仕置き対象を見つけるルートが2つあって、ひとつは犯罪被害者の会で被害者遺族や会に関わる人間たちから聞いた話という真っ当なものなのですが、もうひとつが特殊でして、それは刑務所で服役している自分の娘を殺した犯人から聞く、というものなのです。

この主人公は、犯人が極刑にされたら自分の娘が生きた証がなくなってしまう、犯人が更生することで再び娘と同じような犠牲者を出すことがなくなるならば、娘はそのために死んだのだと思えるという考え方をする人間で、だから自分と継続的に面会することを条件に犯人側の証人となり、それが理由で妻と別れたという設定なのですが、そこまではまあ考え方は人それぞれってことで(設定として)いいんだけど、更生を求める相手から仕入れた悪人の情報を元に冷酷な私刑を行うって意味がわからないじゃないですか。
悪人の犠牲となった被害者自身やその関係者が「私刑」を望んだ、ということでもなく、ただ主人公が自分の意思でもって悪人に報いを与える。自分の娘を殺した人間には更生を望む一方で他人絡みの犯人には罪の重さに見合った罰を与えるって、主人公のメンタルどうなってんの?と思うじゃないですか。

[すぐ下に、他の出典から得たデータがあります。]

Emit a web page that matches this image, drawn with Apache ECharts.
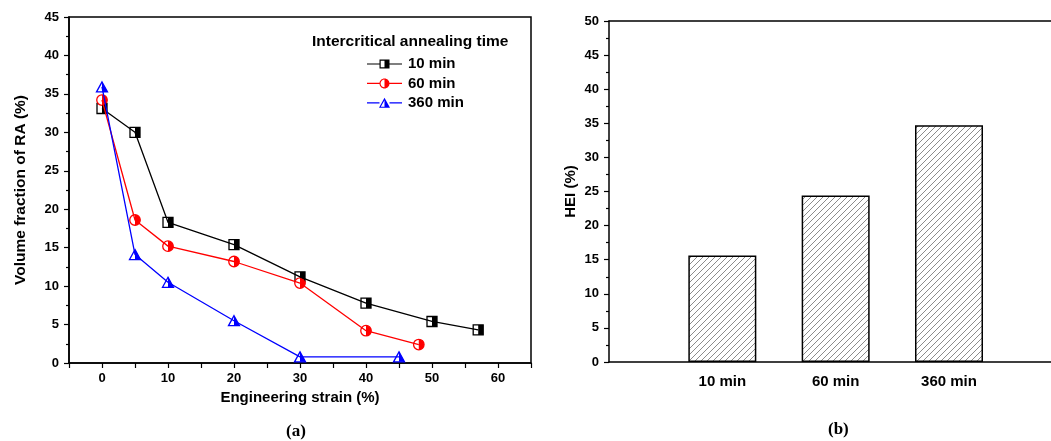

三分の二を過ぎたあたりで主人公自身もそう葛藤するんですよね。自分がしていることは自分とは直接関係のない人間を罰することで復讐心を充たしているのではないか、と悩むので、それに対する「答え」を出すことが物語の終着点になるのだろうと思ったら、政治家や有名人が顧客の児童ポルノ・児童買春を実名顔出しで暴き、その運営者が殺された罪を着せられたところで実は警察が実行犯である証拠映像を公開するという、どんだけ凄腕の仕置き人やねん!!(笑)ってところでこれからは山奥で娘の思い出と共に生きていきます・・・というなんだそりゃエンドでズコー。

これが初めての作品ではないようですが“新人”という触れ込みで、私もはじめて読む作家さんですが、なぜこのなんのオチもついていない、何が書きたいのかわからない作品の出版にゴーが出たのか謎すぎる。店の常連との関係性を含め主人公のキャラクターは悪くないし、罪と罰の釣り合いを考えた仕置きも複数パターンがあって面白くはありますが、犯人がはぐれ死してしまった主人公自身の話がどうにもならずに終わるってのはそこにどんな意図があるのかまったくわからん。